Supplementation with conjugated linoleic acids extends the adiponectin deficit during early lactation in dairy cows.

Decreasing insulin sensitivity (IS) in peripheral tissues allows for partitioning nutrients towards the mammary gland. In dairy cows, extensive lipid mobilization and continued insulin resistance (IR) are typical for early lactation. Adiponectin, an adipokine, promotes IS. Supplementation with conjugated linoleic acids (CLA) in rodents and humans reduces fat mass whereby IR and hyperinsulinemia may occur. In dairy cows, CLA reduce milk fat, whereas body fat, serum free fatty acids and leptin are not affected. We aimed to investigate the effects of CLA supplementation on serum and adipose tissue (AT) adiponectin concentrations in dairy cows during the lactation driven and parity modulated changes of metabolism. High yielding cows (n=33) were allocated on day 1 post partum to either 100 g/day of a CLA mixture or a control fat supplement (CON) until day 182 post partum. Blood and subcutaneous (sc) AT (AT) biopsy samples were collected until day 252 post partum to measure adiponectin. Serum adiponectin decreased from day 21 pre partum reaching a nadir at calving and thereafter increased gradually. The distribution of adiponectin molecular weight forms was neither affected by time, parity nor treatment. Cows receiving CLA had decreased serum adiponectin concentrations whereby primiparous cows responded about 4 weeks earlier than multiparous cows. The time course of adiponectin concentrations in sc AT (corrected for residual blood) was similar to serum concentrations, without differences between CLA and CON. CLA supplementation attenuated the post partum increase of circulating adiponectin thus acting towards prolongation of peripartal IR and drain of nutrients towards the mammary gland.

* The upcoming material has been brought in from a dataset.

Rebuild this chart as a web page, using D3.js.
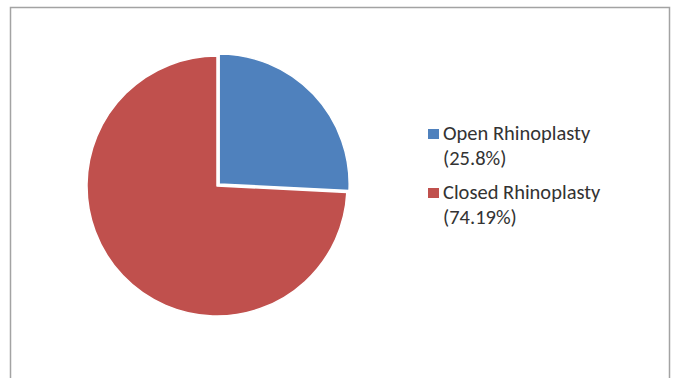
<!DOCTYPE html>
<html>
<head>
<meta charset="utf-8">
<script src="https://cdn.jsdelivr.net/npm/d3@7"></script>
<style>
  html, body { margin: 0; padding: 0; background: #fff; }
  svg { display: block; }
</style>
</head>
<body>
<svg id="chart" width="675" height="378"></svg>
<script>
// Rhinoplasty technique share
const categories = ["Open Rhinoplasty", "Closed Rhinoplasty"];
const values = [25.8, 74.19];
const percentLabels = ["(25.8%)", "(74.19%)"];
const colors = ["#4F81BD", "#C0504D"];

const svg = d3.select("#chart");
const W = 675, H = 378;

// chart-area frame (open at the bottom edge of the view)
svg.append("rect")
  .attr("x", 10.5).attr("y", 7.5)
  .attr("width", 659).attr("height", H + 10)
  .attr("fill", "#fff")
  .attr("stroke", "#a3a3a3")
  .attr("stroke-width", 1.5);

const cx = 217, cy = 186, r = 130;
const data = categories.map((c, i) => ({ name: c, value: values[i], color: colors[i], label: percentLabels[i] }));

const pie = d3.pie().value(d => d.value).sort(null);
const arc = d3.arc().innerRadius(0).outerRadius(r);
const explode = [3, 0];

const g = svg.append("g").attr("transform", `translate(${cx},${cy})`);
g.selectAll("path")
  .data(pie(data))
  .join("path")
  .attr("d", arc)
  .attr("fill", d => d.data.color)
  .attr("stroke", "#fff")
  .attr("stroke-width", 1.5)
  .attr("stroke-linejoin", "round")
  .attr("transform", (d, i) => {
    const a = (d.startAngle + d.endAngle) / 2;
    const k = explode[i];
    return `translate(${k * Math.sin(a)},${-k * Math.cos(a)})`;
  });

// legend
const font = "Calibri, Carlito, Lato, 'Open Sans', sans-serif";
const legend = svg.append("g");
const entryY = [140, 199];
const lineGap = 25;
const textX = 443;
const baseSize = 18.5;

data.forEach((d, i) => {
  const y = entryY[i];
  legend.append("rect")
    .attr("x", 428).attr("y", y - 11)
    .attr("width", 11).attr("height", 10)
    .attr("fill", d.color);
  legend.append("text").attr("class", "lg")
    .attr("x", textX).attr("y", y)
    .attr("font-family", font)
    .attr("font-size", baseSize)
    .attr("fill", "#333333")
    .text(d.name);
  legend.append("text").attr("class", "lg")
    .attr("x", textX).attr("y", y + lineGap)
    .attr("font-family", font)
    .attr("font-size", baseSize)
    .attr("fill", "#333333")
    .text(d.label);
});

// size the legend font so the first name spans its intended width,
// while keeping each line's box within the line gap
const first = legend.select("text.lg").node();
const target = 155;
const len = first.getComputedTextLength();
if (len > 0) {
  const fs = baseSize * target / len;
  legend.selectAll("text.lg").attr("font-size", Math.max(15, Math.min(lineGap / 1.22, fs)));
}
</script>
</body>
</html>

Nicotinic acid increases adiponectin secretion from differentiated bovine preadipocytes through G-protein coupled receptor signaling.

The transition period in dairy cows (3 weeks prepartum until 3 weeks postpartum) is associated with substantial mobilization of energy stores, which is often associated with metabolic diseases. Nicotinic acid (NA) is an antilipolytic and lipid-lowering compound used to treat dyslipidaemia in humans, and it also reduces non-esterified fatty acids in cattle. In mice the G-protein coupled receptor 109A (GPR109A) ligand NA positively affects the secretion of adiponectin, an important modulator of glucose and fat metabolism. In cattle, the corresponding data linking NA to adiponectin are missing. Our objective was to examine the effects of NA on adiponectin and AMPK protein abundance and the expression of mRNAs of related genes such as chemerin, an adipokine that enhances adiponectin secretion in vitro. Differentiated bovine adipocytes were incubated with pertussis toxin (PTX) to verify the involvement of GPR signaling, and treated with 10 or 15 µM NA for 12 or 24 h. NA increased adiponectin concentrations (p ≤ 0.001) and the mRNA abundances of GPR109A (p ≤ 0.05) and chemerin (p ≤ 0.01). Pre-incubation with PTX reduced the adiponectin response to NA (p ≤ 0.001). The NA-stimulated secretion of adiponectin and the mRNA expression of chemerin in the bovine adipocytes were suggestive of GPR signaling-dependent improved insulin sensitivity and/or adipocyte metabolism in dairy cows.